Supplied material =
(begin)

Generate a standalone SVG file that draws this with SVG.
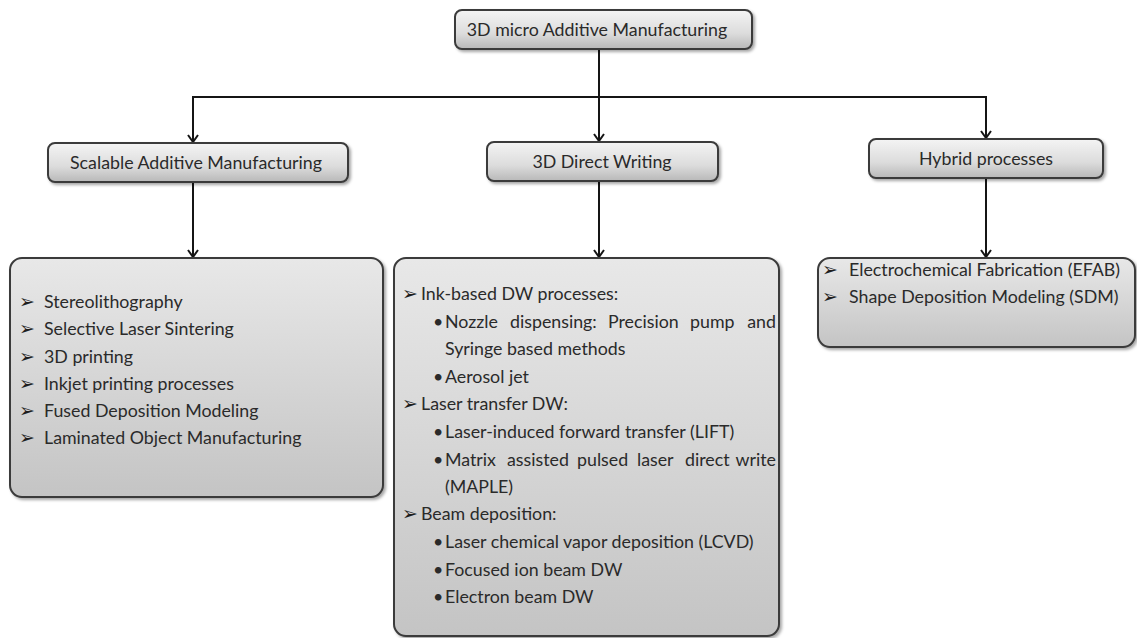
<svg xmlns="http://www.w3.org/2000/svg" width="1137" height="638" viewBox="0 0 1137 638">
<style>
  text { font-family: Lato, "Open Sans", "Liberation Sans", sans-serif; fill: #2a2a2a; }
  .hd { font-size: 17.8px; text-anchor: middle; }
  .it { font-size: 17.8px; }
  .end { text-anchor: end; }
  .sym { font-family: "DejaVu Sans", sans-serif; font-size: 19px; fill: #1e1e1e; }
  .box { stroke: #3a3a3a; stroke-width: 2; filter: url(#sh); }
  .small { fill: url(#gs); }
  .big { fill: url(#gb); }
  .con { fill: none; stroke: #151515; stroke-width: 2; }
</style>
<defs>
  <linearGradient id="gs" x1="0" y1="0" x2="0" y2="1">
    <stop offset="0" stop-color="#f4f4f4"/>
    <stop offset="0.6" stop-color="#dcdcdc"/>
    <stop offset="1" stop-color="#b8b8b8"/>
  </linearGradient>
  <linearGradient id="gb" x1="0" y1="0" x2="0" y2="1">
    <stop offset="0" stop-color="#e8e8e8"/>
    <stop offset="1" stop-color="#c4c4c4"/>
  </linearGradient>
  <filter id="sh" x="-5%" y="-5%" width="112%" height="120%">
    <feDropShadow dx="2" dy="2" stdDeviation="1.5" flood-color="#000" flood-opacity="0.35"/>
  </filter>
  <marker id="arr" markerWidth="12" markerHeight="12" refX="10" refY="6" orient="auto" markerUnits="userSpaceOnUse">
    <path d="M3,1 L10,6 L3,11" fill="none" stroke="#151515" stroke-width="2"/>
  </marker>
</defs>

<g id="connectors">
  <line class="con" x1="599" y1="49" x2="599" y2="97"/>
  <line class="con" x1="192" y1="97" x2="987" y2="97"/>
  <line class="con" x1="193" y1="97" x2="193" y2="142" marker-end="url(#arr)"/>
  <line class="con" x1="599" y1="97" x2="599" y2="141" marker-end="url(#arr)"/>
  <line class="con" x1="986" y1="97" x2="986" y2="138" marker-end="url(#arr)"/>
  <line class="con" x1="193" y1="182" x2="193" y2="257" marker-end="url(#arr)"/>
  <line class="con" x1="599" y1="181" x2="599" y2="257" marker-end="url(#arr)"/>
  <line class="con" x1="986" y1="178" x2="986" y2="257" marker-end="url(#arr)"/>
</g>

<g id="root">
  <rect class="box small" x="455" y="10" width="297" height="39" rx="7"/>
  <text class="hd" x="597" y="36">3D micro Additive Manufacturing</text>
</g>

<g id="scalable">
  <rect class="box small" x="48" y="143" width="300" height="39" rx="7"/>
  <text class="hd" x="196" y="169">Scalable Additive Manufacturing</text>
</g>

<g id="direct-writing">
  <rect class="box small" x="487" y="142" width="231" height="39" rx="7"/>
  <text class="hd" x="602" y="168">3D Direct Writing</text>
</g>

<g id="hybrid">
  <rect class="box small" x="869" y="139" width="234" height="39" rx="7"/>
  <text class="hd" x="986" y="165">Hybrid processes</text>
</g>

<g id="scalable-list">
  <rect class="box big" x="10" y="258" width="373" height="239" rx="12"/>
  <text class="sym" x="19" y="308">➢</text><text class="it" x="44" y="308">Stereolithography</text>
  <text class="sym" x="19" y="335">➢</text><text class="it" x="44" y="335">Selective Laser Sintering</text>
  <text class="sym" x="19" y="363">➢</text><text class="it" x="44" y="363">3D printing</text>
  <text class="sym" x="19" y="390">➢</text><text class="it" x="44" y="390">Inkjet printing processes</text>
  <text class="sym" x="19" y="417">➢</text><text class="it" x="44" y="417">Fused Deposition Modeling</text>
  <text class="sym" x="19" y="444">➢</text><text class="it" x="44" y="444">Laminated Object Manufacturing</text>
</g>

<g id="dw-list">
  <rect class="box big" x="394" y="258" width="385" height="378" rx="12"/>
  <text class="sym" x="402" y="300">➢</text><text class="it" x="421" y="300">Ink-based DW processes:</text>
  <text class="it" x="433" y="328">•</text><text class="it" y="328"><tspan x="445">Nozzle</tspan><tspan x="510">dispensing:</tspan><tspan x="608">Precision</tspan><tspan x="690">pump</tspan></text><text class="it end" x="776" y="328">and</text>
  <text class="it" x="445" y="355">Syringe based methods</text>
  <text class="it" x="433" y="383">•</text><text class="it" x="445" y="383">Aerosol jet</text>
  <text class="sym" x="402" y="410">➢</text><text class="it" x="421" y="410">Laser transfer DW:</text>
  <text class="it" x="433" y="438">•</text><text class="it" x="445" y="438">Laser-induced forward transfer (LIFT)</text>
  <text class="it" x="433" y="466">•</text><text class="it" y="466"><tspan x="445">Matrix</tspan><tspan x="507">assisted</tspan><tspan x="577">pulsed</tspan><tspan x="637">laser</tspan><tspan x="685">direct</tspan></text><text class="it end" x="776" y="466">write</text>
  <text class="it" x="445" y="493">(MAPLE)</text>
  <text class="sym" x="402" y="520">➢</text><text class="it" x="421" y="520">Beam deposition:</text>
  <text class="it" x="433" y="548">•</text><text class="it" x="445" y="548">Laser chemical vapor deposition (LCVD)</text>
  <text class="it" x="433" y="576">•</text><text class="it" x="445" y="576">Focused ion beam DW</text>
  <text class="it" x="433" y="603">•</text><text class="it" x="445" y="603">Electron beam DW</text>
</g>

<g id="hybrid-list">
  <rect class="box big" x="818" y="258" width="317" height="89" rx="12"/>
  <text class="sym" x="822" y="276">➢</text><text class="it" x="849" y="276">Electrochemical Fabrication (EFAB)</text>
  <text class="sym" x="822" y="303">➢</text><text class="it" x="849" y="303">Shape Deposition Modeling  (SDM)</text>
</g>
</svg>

(end)

The exercise =
Reproduce the material above in full and without alteration, but skip all pictures.

Result of the task =
Generate a standalone SVG file that draws this with SVG.
<svg xmlns="http://www.w3.org/2000/svg" width="1137" height="638" viewBox="0 0 1137 638">
<style>
  text { font-family: Lato, "Open Sans", "Liberation Sans", sans-serif; fill: #2a2a2a; }
  .hd { font-size: 17.8px; text-anchor: middle; }
  .it { font-size: 17.8px; }
  .end { text-anchor: end; }
  .sym { font-family: "DejaVu Sans", sans-serif; font-size: 19px; fill: #1e1e1e; }
  .box { stroke: #3a3a3a; stroke-width: 2; filter: url(#sh); }
  .small { fill: url(#gs); }
  .big { fill: url(#gb); }
  .con { fill: none; stroke: #151515; stroke-width: 2; }
</style>
<defs>
  <linearGradient id="gs" x1="0" y1="0" x2="0" y2="1">
    <stop offset="0" stop-color="#f4f4f4"/>
    <stop offset="0.6" stop-color="#dcdcdc"/>
    <stop offset="1" stop-color="#b8b8b8"/>
  </linearGradient>
  <linearGradient id="gb" x1="0" y1="0" x2="0" y2="1">
    <stop offset="0" stop-color="#e8e8e8"/>
    <stop offset="1" stop-color="#c4c4c4"/>
  </linearGradient>
  <filter id="sh" x="-5%" y="-5%" width="112%" height="120%">
    <feDropShadow dx="2" dy="2" stdDeviation="1.5" flood-color="#000" flood-opacity="0.35"/>
  </filter>
  <marker id="arr" markerWidth="12" markerHeight="12" refX="10" refY="6" orient="auto" markerUnits="userSpaceOnUse">
    <path d="M3,1 L10,6 L3,11" fill="none" stroke="#151515" stroke-width="2"/>
  </marker>
</defs>

<g id="connectors">
  <line class="con" x1="599" y1="49" x2="599" y2="97"/>
  <line class="con" x1="192" y1="97" x2="987" y2="97"/>
  <line class="con" x1="193" y1="97" x2="193" y2="142" marker-end="url(#arr)"/>
  <line class="con" x1="599" y1="97" x2="599" y2="141" marker-end="url(#arr)"/>
  <line class="con" x1="986" y1="97" x2="986" y2="138" marker-end="url(#arr)"/>
  <line class="con" x1="193" y1="182" x2="193" y2="257" marker-end="url(#arr)"/>
  <line class="con" x1="599" y1="181" x2="599" y2="257" marker-end="url(#arr)"/>
  <line class="con" x1="986" y1="178" x2="986" y2="257" marker-end="url(#arr)"/>
</g>

<g id="root">
  <rect class="box small" x="455" y="10" width="297" height="39" rx="7"/>
  <text class="hd" x="597" y="36">3D micro Additive Manufacturing</text>
</g>

<g id="scalable">
  <rect class="box small" x="48" y="143" width="300" height="39" rx="7"/>
  <text class="hd" x="196" y="169">Scalable Additive Manufacturing</text>
</g>

<g id="direct-writing">
  <rect class="box small" x="487" y="142" width="231" height="39" rx="7"/>
  <text class="hd" x="602" y="168">3D Direct Writing</text>
</g>

<g id="hybrid">
  <rect class="box small" x="869" y="139" width="234" height="39" rx="7"/>
  <text class="hd" x="986" y="165">Hybrid processes</text>
</g>

<g id="scalable-list">
  <rect class="box big" x="10" y="258" width="373" height="239" rx="12"/>
  <text class="sym" x="19" y="308">➢</text><text class="it" x="44" y="308">Stereolithography</text>
  <text class="sym" x="19" y="335">➢</text><text class="it" x="44" y="335">Selective Laser Sintering</text>
  <text class="sym" x="19" y="363">➢</text><text class="it" x="44" y="363">3D printing</text>
  <text class="sym" x="19" y="390">➢</text><text class="it" x="44" y="390">Inkjet printing processes</text>
  <text class="sym" x="19" y="417">➢</text><text class="it" x="44" y="417">Fused Deposition Modeling</text>
  <text class="sym" x="19" y="444">➢</text><text class="it" x="44" y="444">Laminated Object Manufacturing</text>
</g>

<g id="dw-list">
  <rect class="box big" x="394" y="258" width="385" height="378" rx="12"/>
  <text class="sym" x="402" y="300">➢</text><text class="it" x="421" y="300">Ink-based DW processes:</text>
  <text class="it" x="433" y="328">•</text><text class="it" y="328"><tspan x="445">Nozzle</tspan><tspan x="510">dispensing:</tspan><tspan x="608">Precision</tspan><tspan x="690">pump</tspan></text><text class="it end" x="776" y="328">and</text>
  <text class="it" x="445" y="355">Syringe based methods</text>
  <text class="it" x="433" y="383">•</text><text class="it" x="445" y="383">Aerosol jet</text>
  <text class="sym" x="402" y="410">➢</text><text class="it" x="421" y="410">Laser transfer DW:</text>
  <text class="it" x="433" y="438">•</text><text class="it" x="445" y="438">Laser-induced forward transfer (LIFT)</text>
  <text class="it" x="433" y="466">•</text><text class="it" y="466"><tspan x="445">Matrix</tspan><tspan x="507">assisted</tspan><tspan x="577">pulsed</tspan><tspan x="637">laser</tspan><tspan x="685">direct</tspan></text><text class="it end" x="776" y="466">write</text>
  <text class="it" x="445" y="493">(MAPLE)</text>
  <text class="sym" x="402" y="520">➢</text><text class="it" x="421" y="520">Beam deposition:</text>
  <text class="it" x="433" y="548">•</text><text class="it" x="445" y="548">Laser chemical vapor deposition (LCVD)</text>
  <text class="it" x="433" y="576">•</text><text class="it" x="445" y="576">Focused ion beam DW</text>
  <text class="it" x="433" y="603">•</text><text class="it" x="445" y="603">Electron beam DW</text>
</g>

<g id="hybrid-list">
  <rect class="box big" x="818" y="258" width="317" height="89" rx="12"/>
  <text class="sym" x="822" y="276">➢</text><text class="it" x="849" y="276">Electrochemical Fabrication (EFAB)</text>
  <text class="sym" x="822" y="303">➢</text><text class="it" x="849" y="303">Shape Deposition Modeling  (SDM)</text>
</g>
</svg>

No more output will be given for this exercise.